Bear Bone Adds 2,500 Years to History of Humans in Ireland

Carbon dating of a bear bone covered in cut marks pushes human habitation of Ireland back into the Paleolithic Era

Brown Bear Patella
The brown bear patella researchers dated to 12,500 years ago Storylab

The history of humans living in Ireland just added 2,500 years to its timeline, but the discovery wasn’t made in a peat bog or after excavating tons of dirt—it was found in a cardboard box.

In 2010 and 2011, animal osteologist Ruth Carden of the National Museum of Ireland began re-analyzing bones collected from cave excavations in the early 20th century when she came across part of a knee from a brown bear with several cut marks on it, according to a press release from the Sligo Institute of Technology.

Carden brought the bone to the attention of Marion Dowd, a specialist in cave archeology at Sligo. Dowd was intrigued, so the two sent samples to Queen’s University in Belfast and later to Oxford University to get the age of the samples.

The data from both labs showed that the bear was butchered 12,500 years ago, or 2,500 years before the earliest previous evidence of human habitation on the Emerald Isle. Three specialists additionally confirmed that the cut marks were made on fresh bone, further suggesting that humans were present in Ireland much earlier than previously thought.

“This made sense as the location of the marks spoke of someone trying to cut through the tough knee joint, perhaps someone who was inexperienced,” explains Dowd in the press release. “In their repeated attempts, they left seven marks on the bone surface. The implement used would probably have been something like a long flint blade.”

Researchers originally excavated the bone in question in 1903 in Alice and Gwendoline Cave outside Ennis in County Clare. Though they noted the cut marks in their examination of the bones, they had no way of dating the bone, and stored it away with thousands of other remains collected from the cave in cardboard boxes—where it remained until Carden rediscovered it.

“When a Palaeolithic date was returned, it came as quite a shock,” Dowd says in the press release, who along with Carden published their results this week in the journal Quaternary Science Reviews. “Here we had evidence of someone butchering a brown bear carcass and cutting through the knee probably to extract the tendons. Yes, we expected a prehistoric date, but the Paleolithic result took us completely by surprise.”
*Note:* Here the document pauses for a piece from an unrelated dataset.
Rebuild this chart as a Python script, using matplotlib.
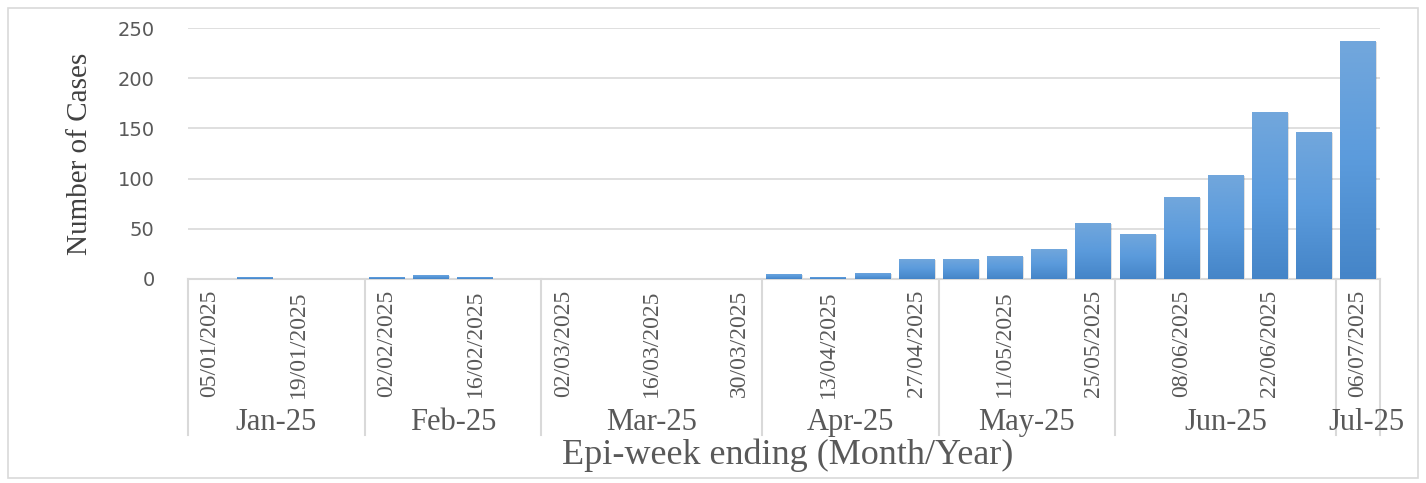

Besides the human timeline, Carden says the find may also impact the zoological timeline of Ireland. “This is very exciting, since up to now we have not factored in a possible ‘human-dimension’ when we are studying patterns of colonization and local extinctions of species to Ireland,” she says in the press release. “This paper should generate a lot of discussion within the zoological research world."  She emphasizes: "it’s time to start thinking outside the box.”

Before this find, the human history in Ireland stretched back to 8,000 B.C. based on a small human settlement found at Mount Sandal in Derry County in the 1970s. But Dowd tells Marese McDonagh at the Irish Times that it may extend much further back in time, especially since there is evidence that humans visited and lived in nearby Great Britain off and on for over 700,000 years.

This story isn't over yet. Scientists will continue analyzing the bones from Alice and Gwendoline Cave and may even return to the site to excavate sediments there, Dowd explains in a video about her research. 

Yet more intriguing finds may be hiding in the collections. “The National Museum of Ireland…holds collections of approximately two million specimens, all are available for research and we never know what may emerge,” says Nigel T. Monaghan natural history keeper at the Museum. “Radiocarbon dating is something never imagined by the people who excavated these bones in caves over a century ago, and these collections may have much more to reveal about Ireland’s ancient past.”